Our October cover story: Whether you’re excited by, apathetic toward or even upset about the prospect of private equity getting more exposure to retail investors via defined contribution plans, the moves this summer by the Department of Labor and the Securities and Exchange Commission represent two more steps to what would seem an ineluctable future for the asset class. Private equity, in particular, is only growing in its systemic importance as public markets shrink in theirs.

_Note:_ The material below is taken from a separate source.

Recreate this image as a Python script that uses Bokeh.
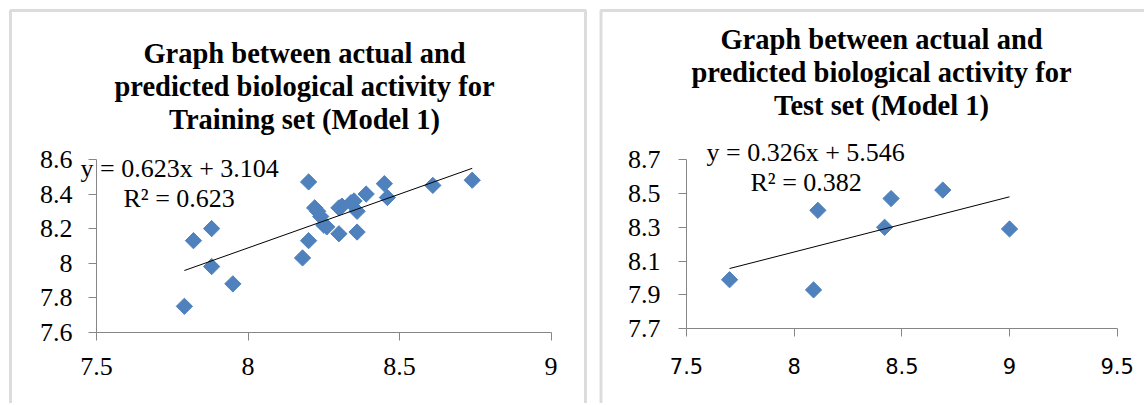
from bokeh.plotting import figure
from bokeh.models import Label, FixedTicker, Range1d, BoxAnnotation
from bokeh.layouts import row
from bokeh.embed import file_html
from bokeh.resources import INLINE

# ---------------- data ----------------
train_actual = [7.79, 7.82, 7.88, 7.88, 7.95, 8.18, 8.20, 8.20, 8.22, 8.23, 8.24, 8.25,
                8.26, 8.30, 8.30, 8.31, 8.34, 8.35, 8.36, 8.36, 8.39, 8.45, 8.46, 8.61, 8.74]
train_pred = [7.75, 8.13, 8.20, 7.98, 7.88, 8.03, 8.47, 8.13, 8.32, 8.30, 8.27, 8.22,
              8.21, 8.17, 8.32, 8.33, 8.35, 8.36, 8.30, 8.18, 8.40, 8.46, 8.38, 8.45, 8.48]
test_actual = [7.70, 8.09, 8.11, 8.42, 8.45, 8.69, 9.00]
test_pred = [7.99, 7.93, 8.40, 8.30, 8.47, 8.52, 8.29]

train_fit = (0.623, 3.104)
test_fit = (0.326, 5.546)

train_x_ticks = [7.5, 8.0, 8.5, 9.0]
train_x_labels = ["7.5", "8", "8.5", "9"]
train_y_ticks = [7.6, 7.8, 8.0, 8.2, 8.4, 8.6]
train_y_labels = ["7.6", "7.8", "8", "8.2", "8.4", "8.6"]
test_x_ticks = [7.5, 8.0, 8.5, 9.0, 9.5]
test_x_labels = ["7.5", "8", "8.5", "9", "9.5"]
test_y_ticks = [7.7, 7.9, 8.1, 8.3, 8.5, 8.7]
test_y_labels = ["7.7", "7.9", "8.1", "8.3", "8.5", "8.7"]

train_title = ["Graph between actual and", "predicted biological activity for", "Training set (Model 1)"]
test_title = ["Graph between actual and", "predicted biological activity for", "Test set (Model 1)"]
train_eq = ["y = 0.623x + 3.104", "R\u00b2 = 0.623"]
test_eq = ["y = 0.326x + 5.546", "R\u00b2 = 0.382"]

# ---------------- style / layout ----------------
SERIF = "'Liberation Serif', 'Times New Roman', serif"
SANS = "'DejaVu Sans', Verdana, sans-serif"
MARK = "#4F81BD"
AX = "#868686"
BORDER = "#8a8a8a"
CH = 403  # canvas height


def make_panel(xs, ys, fit, xt, xl, yt, yl, title, eq, c):
    ox, oy = c["origin"]            # page position of canvas top-left
    W = c["w"]
    ax_x = c["axis_x"] - ox          # canvas x of the y axis
    ax_y = c["axis_y"] - oy          # canvas y (from top) of the x axis
    ppx, ppy = c["ppu"]
    x0 = xt[0] - ax_x / ppx
    x1 = x0 + W / ppx
    y0 = yt[0] - (CH - ax_y) / ppy
    y1 = yt[0] + ax_y / ppy
    p = figure(width=W, height=CH, output_backend="svg", toolbar_location=None,
               title=None, x_range=Range1d(x0, x1), y_range=Range1d(y0, y1),
               min_border_left=0, min_border_right=0,
               min_border_top=0, min_border_bottom=0)
    p.outline_line_color = None
    p.background_fill_color = "white"
    p.border_fill_color = "white"
    p.xgrid.visible = False
    p.ygrid.visible = False

    xa, ya = p.xaxis[0], p.yaxis[0]
    xa.bounds = (xt[0], xt[-1])
    ya.bounds = (yt[0], yt[-1])
    ya.fixed_location = xt[0]
    xa.fixed_location = yt[0]
    for ax, ticks, labels, st, fnt, fs in (
        (xa, xt, xl, c["xstand"], c["xfont"], c["xfs"]),
        (ya, yt, yl, c["ystand"], SERIF, "26px"),
    ):
        ax.ticker = FixedTicker(ticks=ticks)
        ax.major_label_overrides = {t: l for t, l in zip(ticks, labels)}
        ax.axis_line_color = AX
        ax.axis_line_width = 1
        ax.major_tick_line_color = AX
        ax.major_tick_in = 0
        ax.major_tick_out = 8
        ax.minor_tick_line_color = None
        ax.major_label_text_font = fnt
        ax.major_label_text_font_size = fs
        ax.major_label_text_color = "black"
        ax.major_label_standoff = st

    p.scatter(xs, ys, marker="square", angle=0.785398, size=11.5,
              fill_color=MARK, line_color=MARK)
    xa0, xa1 = min(xs), max(xs)
    p.line([xa0, xa1], [fit[0] * xa0 + fit[1], fit[0] * xa1 + fit[1]],
           line_color="black", line_width=1)

    for txt, yb in zip(title, c["title_y"]):
        p.add_layout(Label(x=c["title_x"] - ox, y=yb - oy, x_units="canvas", y_units="canvas",
                           text=txt, text_font=SERIF, text_font_style="bold",
                           text_font_size="28.5px", text_align="center",
                           text_baseline="alphabetic", text_color="black"))
    for txt, (ex, ey) in zip(eq, c["eq_pos"]):
        p.add_layout(Label(x=ex - ox, y=ey - oy, x_units="canvas", y_units="canvas",
                           text=txt, text_font=SERIF, text_font_size="26px",
                           text_align="left", text_baseline="alphabetic",
                           text_color="black"))
    bl, br = c["box"]
    p.add_layout(BoxAnnotation(left=bl - ox, right=br - ox, top=10 - oy, bottom=CH + 20,
                               left_units="canvas", right_units="canvas",
                               top_units="canvas", bottom_units="canvas",
                               fill_alpha=0, line_color=BORDER, line_width=3,
                               level="overlay"))
    return p


# all positions below are page pixels (the canvas starts at the page's top-left corner)
LEFT_W, GAP = 588, 10
left_cfg = dict(w=LEFT_W, origin=(0, 0), axis_x=96, axis_y=331.7, ppu=(303.0, 172.7),
                xstand=18, ystand=16, xfont=SERIF, xfs="26px",
                title_x=304, title_y=[53.3, 86, 118.5],
                eq_pos=[(80, 168.3), (123, 198.3)],
                box=(10, 585))
right_cfg = dict(w=1144 - LEFT_W - GAP, origin=(LEFT_W + GAP, 0), axis_x=686, axis_y=328.3,
                 ppu=(215.35, 169.2),
                 xstand=21, ystand=18, xfont=SANS, xfs="21px",
                 title_x=881, title_y=[39.3, 71.7, 105],
                 eq_pos=[(706, 151.7), (750, 181.7)],
                 box=(600.5, 1200))

p1 = make_panel(train_actual, train_pred, train_fit, train_x_ticks, train_x_labels,
                train_y_ticks, train_y_labels, train_title, train_eq, left_cfg)
p2 = make_panel(test_actual, test_pred, test_fit, test_x_ticks, test_x_labels,
                test_y_ticks, test_y_labels, test_title, test_eq, right_cfg)

layout = row(p1, p2, spacing=GAP)
open("out.html", "w").write(file_html(layout, INLINE))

Amid eternally low interest rates and relentless, market-shaking volatility, investors of all kinds need access to yield, and they need access to hands-on managers of real assets who have the agility and operational expertise to navigate these turbulent times.
The recent allowance of defined contribution plans into PE and the broadening of the accredited investor definition are less revolutionary leaps along the path to PE’s growing prominence among markets than signifiers of it.
In this month’s cover story, we look at these developments out of the DoL and SEC from a plethora of angles – from what they portend (and don’t), to how CFOs can prepare for the availability of these new pools of capital, to the political and regulatory risks of greater retail investment, and more.
Perhaps PE, and other private markets, are heading toward some brave new world implied by these developments. Or perhaps not: already increased regulatory oversight and public scrutiny are likely hints of what’s to come.
The future is, in many ways, already here.